We know his contract with Hyundai was set to expire at year end, but was it the higher-ups at Hyundai Motor Co. in South Korea or Krafcik himself who chose not to renew? If it's the latter, why? If it's the former, what, if anything, was the trigger for his ouster? And what will Krafcik do next?

That last question will be answered in due time. The others are less likely to be cleared up soon. Neither the company nor Krafcik is saying much, and don't expect that to change.

Besides, it's more instructive to look at what we do know about Krafcik's tenure as CEO, rather than what we don't know about its end.

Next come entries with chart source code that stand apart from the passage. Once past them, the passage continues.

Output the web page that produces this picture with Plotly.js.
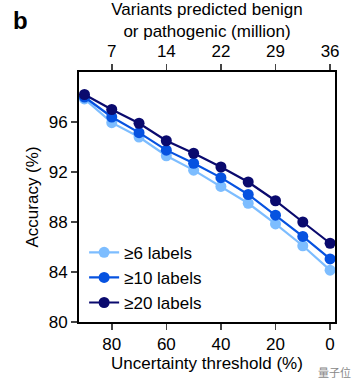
<!DOCTYPE html>
<html><head><meta charset="utf-8">
<script src="https://cdn.plot.ly/plotly-3.0.1.min.js"></script>
<style>html,body{margin:0;padding:0;background:#fff;}#chart{width:362px;height:388px;}</style>
</head><body><div id="chart"></div>
<script>
const thresholds = [90, 80, 70, 60, 50, 40, 30, 20, 10, 0];
const labels6  = [97.85, 95.95, 94.8, 93.3, 92.15, 90.85, 89.5, 87.85, 86.1, 84.15];
const labels10 = [98.0, 96.4, 95.15, 93.75, 92.7, 91.55, 90.2, 88.55, 86.85, 85.05];
const labels20 = [98.2, 97.0, 95.9, 94.5, 93.5, 92.4, 91.2, 89.7, 88.0, 86.3];
const seriesNames = ['≥6 labels', '≥10 labels', '≥20 labels'];
const seriesColors = ['#7dbdff', '#0652e0', '#0a0a6e'];
const topTickVals = [80, 60, 40, 20, 0];
const topTickText = ['7', '14', '22', '29', '36'];

const font = 'Liberation Sans, Arial, Helvetica, sans-serif';
const series = [labels6, labels10, labels20];
const traces = series.map((ys, i) => ({
  x: thresholds, y: ys, type: 'scatter', mode: 'lines+markers',
  name: seriesNames[i],
  line: {color: seriesColors[i], width: 2.2},
  marker: {color: seriesColors[i], size: 11},
  cliponaxis: false
}));
traces.push({x: thresholds, y: labels20, xaxis: 'x2', type: 'scatter', mode: 'markers',
  marker: {opacity: 0}, showlegend: false, hoverinfo: 'skip'});

const layout = {
  width: 362, height: 388,
  margin: {l: 79, r: 27, t: 72, b: 66},
  paper_bgcolor: '#fff', plot_bgcolor: '#fff',
  font: {family: font, size: 17, color: '#000'},
  showlegend: true,
  legend: {x: 0.02, y: 0.005, xanchor: 'left', yanchor: 'bottom', bgcolor: 'rgba(0,0,0,0)',
    font: {family: font, size: 17, color: '#000'}, tracegroupgap: 0, itemwidth: 30},
  xaxis: {range: [92, -1.8], tickvals: [80, 60, 40, 20, 0], ticks: 'outside', ticklen: 6, tickwidth: 1.5,
    showline: true, linewidth: 2, linecolor: '#000', showgrid: false, zeroline: false,
    tickfont: {size: 17}, title: {text: 'Uncertainty threshold (%)', font: {size: 17}, standoff: 4}},
  xaxis2: {overlaying: 'x', side: 'top', range: [92, -1.8], tickvals: topTickVals, ticktext: topTickText,
    ticks: 'outside', ticklen: 6, tickwidth: 1.5, showline: true, linewidth: 2, linecolor: '#000',
    showgrid: false, zeroline: false, tickfont: {size: 17},
    title: {text: 'Variants predicted benign<br>or pathogenic (million)', font: {size: 17}, standoff: 2}},
  yaxis: {range: [80, 100], tickvals: [80, 84, 88, 92, 96], ticks: 'outside', ticklen: 6, tickwidth: 1.5,
    showline: true, mirror: true, linewidth: 2, linecolor: '#000', showgrid: false, zeroline: false,
    tickfont: {size: 17}, title: {text: 'Accuracy (%)', font: {size: 17}, standoff: 6}},
  annotations: [
    {text: '<b>b</b>', xref: 'paper', yref: 'paper', x: -0.265, y: 1.205, xanchor: 'left', yanchor: 'middle',
      showarrow: false, font: {size: 24, family: font, color: '#000'}},
    {text: '量子位', xref: 'paper', yref: 'paper', x: 1.07, y: -0.2, xanchor: 'right', yanchor: 'middle',
      showarrow: false, font: {size: 11, family: 'Noto Sans CJK SC', color: '#888'}}
  ]
};
Plotly.newPlot('chart', traces, layout, {displayModeBar: false, staticPlot: true});
</script></body></html>
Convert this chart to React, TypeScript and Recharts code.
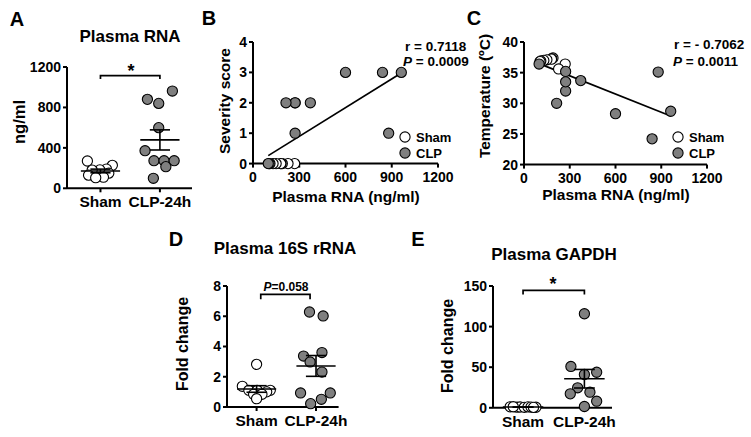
import { ScatterChart, Scatter, XAxis, YAxis } from 'recharts';

const groups = ['Sham', 'CLP-24h'];

// A: plasma RNA (ng/ml), one value per animal
const shamRna = [270, 227, 190, 182, 180, 150, 130, 110, 105];
const clpRna = [962, 880, 840, 600, 372, 273, 273, 273, 214, 99];
const shamRnaJitter = [-0.22, 0.2, 0.1, -0.01, -0.14, 0.14, -0.2, 0.05, -0.08];
const clpRnaJitter = [0.21, -0.21, -0.02, -0.02, -0.25, -0.1, 0.07, 0.24, 0.1, -0.11];

// B: severity score, same animals as above
const shamScore = [0, 0, 0, 0, 0, 0, 0, 0, 0];
const clpScore = [3, 1, 3, 3, 2, 2, 1, 2, 2, 0];

// C: body temperature (ºC), same animals
const shamTemp = [36.4, 35.6, 37.4, 37.3, 37.2, 37.1, 37.0, 36.9, 36.8];
const clpTemp = [28.7, 35.1, 24.2, 28.3, 33.7, 35.2, 32.0, 33.5, 30.0, 36.4];

// D: plasma 16S rRNA, fold change
const sham16s = [2.82, 1.37, 1.1, 1.1, 1.1, 1.0, 0.84, 0.84, 0.55];
const sham16sJitter = [0, -0.24, -0.13, 0.01, 0.23, 0.17, -0.05, 0.09, 0];
const clp16s = [6.28, 6.02, 3.6, 3.37, 2.98, 2.31, 0.93, 0.93, 0.51, 0.22];
const clp16sJitter = [-0.11, 0.12, 0.1, -0.21, -0.1, 0.1, -0.26, 0.24, 0.09, -0.09];

// E: plasma GAPDH, fold change
const shamGapdh = [1.2, 0.8, 1.0, 0.6, 1.1, 0.9, 0.7, 1.3, 0.5];
const shamGapdhJitter = [-0.21, -0.1, -0.05, 0.02, 0.08, 0.13, 0.21, -0.16, 0.17];
const clpGapdh = [115.8, 50.9, 43.8, 41, 24.6, 17.2, 19.2, 8.1, 1.6];
const clpGapdhJitter = [0, -0.22, 0.2, 0, -0.11, -0.23, 0.09, 0.2, 0];

const rnaTicks = [0, 400, 800, 1200];
const rnaXTicks = [0, 300, 600, 900, 1200];
const scoreTicks = [0, 1, 2, 3, 4];
const tempTicks = [20, 25, 30, 35, 40];
const fold16sTicks = [0, 2, 4, 6, 8];
const foldGapdhTicks = [0, 50, 100, 150];

const FONT = "'Liberation Sans', Arial, Helvetica, sans-serif";
const GREY = '#7f7f7f';
const AXIS = { stroke: '#000', strokeWidth: 2 };
const R = 5.1;
const YW = 40;
const MT = 10;
const MR = 24;
const XH = 30;

const mean = (a: number[]) => a.reduce((s, v) => s + v, 0) / a.length;
const sem = (a: number[]) => {
  const m = mean(a);
  return Math.sqrt(a.reduce((s, v) => s + (v - m) ** 2, 0) / (a.length - 1) / a.length);
};

function fitLine(xs: number[], ys: number[]) {
  const mx = mean(xs);
  const my = mean(ys);
  let sxy = 0;
  let sxx = 0;
  xs.forEach((x, i) => {
    sxy += (x - mx) * (ys[i] - my);
    sxx += (x - mx) ** 2;
  });
  const b = sxy / sxx;
  const a = my - b * mx;
  const x0 = Math.min(...xs);
  const x1 = Math.max(...xs);
  return [{ x: x0, y: a + b * x0 }, { x: x1, y: a + b * x1 }];
}

const openDot = (p: any) => <circle cx={p.cx} cy={p.cy} r={R} fill="#fff" stroke="#000" strokeWidth={1.1} />;
const greyDot = (p: any) => <circle cx={p.cx} cy={p.cy} r={R} fill={GREY} stroke="#000" strokeWidth={1.1} />;
const blank = () => <g />;

function seg(key: string, pts: { x: number; y: number }[], w = 1.6) {
  return (
    <Scatter
      key={key}
      data={pts}
      line={{ stroke: '#000', strokeWidth: w }}
      shape={blank}
      legendType="none"
      isAnimationActive={false}
    />
  );
}

function errorBars(c: number, vals: number[]) {
  const m = mean(vals);
  const e = sem(vals);
  return [
    [{ x: c - 0.33, y: m }, { x: c + 0.33, y: m }],
    [{ x: c, y: m - e }, { x: c, y: m + e }],
    [{ x: c - 0.17, y: m + e }, { x: c + 0.17, y: m + e }],
    [{ x: c - 0.17, y: m - e }, { x: c + 0.17, y: m - e }],
  ];
}

function frame(px: number, py: number, pw: number, ph: number) {
  return {
    style: { position: 'absolute' as const, left: px - YW, top: py - MT },
    width: YW + pw + MR,
    height: MT + ph + XH,
    margin: { top: MT, right: MR, bottom: 0, left: 0 },
  };
}

function Txt({ x, y, size, children, rotate, align = 'center', italic }: any) {
  const tx = align === 'left' ? '0' : '-50%';
  return (
    <div
      style={{
        position: 'absolute',
        left: x,
        top: y,
        fontSize: size,
        fontWeight: 700,
        lineHeight: 1,
        whiteSpace: 'nowrap',
        fontStyle: italic ? 'italic' : 'normal',
        transform: `translate(${tx}, -50%)${rotate ? ' rotate(-90deg)' : ''}`,
      }}
    >
      {children}
    </div>
  );
}

interface DotPlotProps {
  px: number;
  py: number;
  pw: number;
  ph: number;
  xDomain: [number, number];
  yDomain: [number, number];
  yTicks: number[];
  sham: number[];
  shamJitter: number[];
  clp: number[];
  clpJitter: number[];
  bracket: [number, number, number, number];
}

function DotPlot(p: DotPlotProps) {
  const f = frame(p.px, p.py, p.pw, p.ph);
  const shamPts = p.sham.map((v, i) => ({ x: 1 + p.shamJitter[i], y: v }));
  const clpPts = p.clp.map((v, i) => ({ x: 2 + p.clpJitter[i], y: v }));
  const [bx0, bx1, by0, by1] = p.bracket;
  const bars = [...errorBars(1, p.sham), ...errorBars(2, p.clp)];
  return (
    <ScatterChart width={f.width} height={f.height} margin={f.margin} style={f.style}>
      <XAxis
        type="number"
        dataKey="x"
        domain={p.xDomain}
        ticks={[1, 2]}
        tickFormatter={(v: number) => groups[v - 1]}
        axisLine={AXIS}
        tickLine={AXIS}
        tickSize={4}
        tickMargin={4}
        height={XH}
        tick={{ fill: '#000', fontSize: 15.5, fontWeight: 700 }}
      />
      <YAxis
        type="number"
        dataKey="y"
        domain={p.yDomain}
        ticks={p.yTicks}
        axisLine={AXIS}
        tickLine={AXIS}
        tickSize={4}
        tickMargin={2}
        width={YW}
        tick={{ fill: '#000', fontSize: 14, fontWeight: 700 }}
      />
      <Scatter data={shamPts} shape={openDot} isAnimationActive={false} />
      <Scatter data={clpPts} shape={greyDot} isAnimationActive={false} />
      {bars.map((b, i) => seg(`bar${i}`, b))}
      {seg('bracket', [
        { x: bx0, y: by0 },
        { x: bx0, y: by1 },
        { x: bx1, y: by1 },
        { x: bx1, y: by0 },
      ], 1.7)}
    </ScatterChart>
  );
}

interface CorrPlotProps {
  px: number;
  py: number;
  pw: number;
  ph: number;
  yDomain: [number, number];
  yTicks: number[];
  shamY: number[];
  clpY: number[];
}

function CorrPlot(p: CorrPlotProps) {
  const f = frame(p.px, p.py, p.pw, p.ph);
  const shamPts = shamRna.map((x, i) => ({ x, y: p.shamY[i] }));
  const clpPts = clpRna.map((x, i) => ({ x, y: p.clpY[i] }));
  const fit = fitLine([...shamRna, ...clpRna], [...p.shamY, ...p.clpY]);
  return (
    <ScatterChart width={f.width} height={f.height} margin={f.margin} style={f.style}>
      <XAxis
        type="number"
        dataKey="x"
        domain={[0, 1200]}
        ticks={rnaXTicks}
        axisLine={AXIS}
        tickLine={AXIS}
        tickSize={4}
        tickMargin={4}
        height={XH}
        tick={{ fill: '#000', fontSize: 14, fontWeight: 700 }}
      />
      <YAxis
        type="number"
        dataKey="y"
        domain={p.yDomain}
        ticks={p.yTicks}
        axisLine={AXIS}
        tickLine={AXIS}
        tickSize={4}
        tickMargin={2}
        width={YW}
        tick={{ fill: '#000', fontSize: 14, fontWeight: 700 }}
      />
      {seg('fit', fit, 1.7)}
      <Scatter data={shamPts} shape={openDot} isAnimationActive={false} />
      <Scatter data={clpPts} shape={greyDot} isAnimationActive={false} />
    </ScatterChart>
  );
}

function LegendBox({ x, y }: { x: number; y: number }) {
  return (
    <>
      <svg style={{ position: 'absolute', left: x - 7, top: y - 7 }} width={14} height={30}>
        <circle cx={7} cy={7} r={R} fill="#fff" stroke="#000" strokeWidth={1.1} />
        <circle cx={7} cy={23} r={R} fill={GREY} stroke="#000" strokeWidth={1.1} />
      </svg>
      <Txt x={x + 11} y={y} size={13} align="left">Sham</Txt>
      <Txt x={x + 11} y={y + 16} size={13} align="left">CLP</Txt>
    </>
  );
}

export default function App() {
  return (
    <div
      style={{
        position: 'absolute',
        left: 0,
        top: 0,
        width: 751,
        height: 437,
        background: '#fff',
        fontFamily: FONT,
        color: '#000',
        overflow: 'hidden',
      }}
    >
      {/* A */}
      <Txt x={17} y={19} size={20}>A</Txt>
      <Txt x={130} y={36} size={17}>Plasma RNA</Txt>
      <Txt x={19} y={122} size={16.5} rotate>ng/ml</Txt>
      <Txt x={131} y={71} size={18}>*</Txt>
      <DotPlot
        px={67}
        py={67}
        pw={125}
        ph={121.3}
        xDomain={[0.437, 2.54]}
        yDomain={[0, 1200]}
        yTicks={rnaTicks}
        sham={shamRna}
        shamJitter={shamRnaJitter}
        clp={clpRna}
        clpJitter={clpRnaJitter}
        bracket={[1, 2, 1081, 1114]}
      />

      {/* B */}
      <Txt x={209} y={18} size={20}>B</Txt>
      <Txt x={225} y={101} size={15.5} rotate>Severity score</Txt>
      <Txt x={346} y={197} size={15.5}>Plasma RNA (ng/ml)</Txt>
      <Txt x={405} y={47} size={13.5} align="left">r = 0.7118</Txt>
      <Txt x={403} y={62} size={13.5} align="left"><i>P</i> = 0.0009</Txt>
      <CorrPlot px={253} py={41.7} pw={185} ph={121.6} yDomain={[0, 4]} yTicks={scoreTicks} shamY={shamScore} clpY={clpScore} />
      <LegendBox x={405} y={137} />

      {/* C */}
      <Txt x={474} y={18} size={20}>C</Txt>
      <Txt x={485} y={96} size={15.5} rotate>Temperature (ºC)</Txt>
      <Txt x={616} y={195} size={15.5}>Plasma RNA (ng/ml)</Txt>
      <Txt x={674} y={45} size={13.5} align="left">r = - 0.7062</Txt>
      <Txt x={673} y={61.7} size={13.5} align="left"><i>P</i> = 0.0011</Txt>
      <CorrPlot px={524} py={41.7} pw={183} ph={122.6} yDomain={[20, 40]} yTicks={tempTicks} shamY={shamTemp} clpY={clpTemp} />
      <LegendBox x={678} y={137} />

      {/* D */}
      <Txt x={176} y={239} size={20}>D</Txt>
      <Txt x={285} y={248} size={17}>Plasma 16S rRNA</Txt>
      <Txt x={182.5} y={344} size={16} rotate>Fold change</Txt>
      <Txt x={286} y={286.5} size={12}><i>P</i>=0.058</Txt>
      <DotPlot
        px={226.7}
        py={285.7}
        pw={111.6}
        ph={121}
        xDomain={[0.502, 2.38]}
        yDomain={[0, 8]}
        yTicks={fold16sTicks}
        sham={sham16s}
        shamJitter={sham16sJitter}
        clp={clp16s}
        clpJitter={clp16sJitter}
        bracket={[1.07, 1.9, 7.12, 7.45]}
      />

      {/* E */}
      <Txt x={418} y={239} size={20}>E</Txt>
      <Txt x={554} y={254} size={17}>Plasma GAPDH</Txt>
      <Txt x={448} y={346} size={16} rotate>Fold change</Txt>
      <Txt x={553} y={284} size={18}>*</Txt>
      <DotPlot
        px={493}
        py={285.5}
        pw={119}
        ph={121.8}
        xDomain={[0.51, 2.45]}
        yDomain={[0, 150]}
        yTicks={foldGapdhTicks}
        sham={shamGapdh}
        shamJitter={shamGapdhJitter}
        clp={clpGapdh}
        clpJitter={clpGapdhJitter}
        bracket={[1, 2, 139.5, 144.5]}
      />
    </div>
  );
}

Krafcik presided over one of the most dramatic ascents the U.S. auto industry has ever seen -- in terms of sales, market share, product improvements and brand reputation. Even though Hyundai sales grew more slowly than the market this year, the brand will still post its fourth straight annual sales record.

With his strong background in product, Krafcik also had arguably more influence than any U.S. chief in the brand's history on Hyundai's current crop of vehicles, which has taken market share away from more established rival brands with eye-catching designs, lots of content and good value.

Even so, CEOs are always on the hot seat when rapid sales growth slows down. And it probably didn't help Krafcik's standing with his Korean bosses that the Hyundai-Kia fuel-economy fiasco -- plus the hundreds of millions of dollars that will be spent to reimburse customers and settle consumer lawsuits over the bogus mpg numbers -- happened under his watch.

And let's not forget that five years as CEO is a pretty darned good run for the top guy (or gal) at any auto brand in the United States. That's especially true at Korean brands, which have been known to have a hair trigger when it comes to removing top American executives.

Unfinished business

Krafcik also leaves behind some unfinished business for Dave Zuchowski, the U.S. sales boss who succeeded him as CEO on Wednesday.

He'll have to prove that Hyundai's recent gains are real and sustainable, by winning customers in a cutthroat marketplace against competitors that are back to full strength -- not stricken by natural disasters or recession-driven industry turmoil.

His top priority next year will be overseeing two high-stakes launches: the high-volume Sonata mid-sized sedan and the Genesis luxury car, which Hyundai hopes will boost its reputation and compete with German brands. He must also make progress on the company's continuing mission to improve customer satisfaction and quality.

Zuchowski is a 33-year industry veteran with deep sales and operational experience whom company insiders have long expected to be Krafcik's eventual successor. As the architect of the automaker's sales and dealer strategy, he has also been an integral part of Hyundai's successful run since joining the company in 2007. His promotion will bring a different skill set to the top spot, but also a large degree of continuity.

At the Automotive News World Congress in January 2012, Krafcik told the audience of industry executives, dealers and media gathered in a ballroom at Detroit's Renaissance Center about how Hyundai was growing from a "value" brand to a "valuable brand."

Krafcik made a lot of progress toward that goal. Now it is Zuchowski's turn to write Hyundai's next chapter.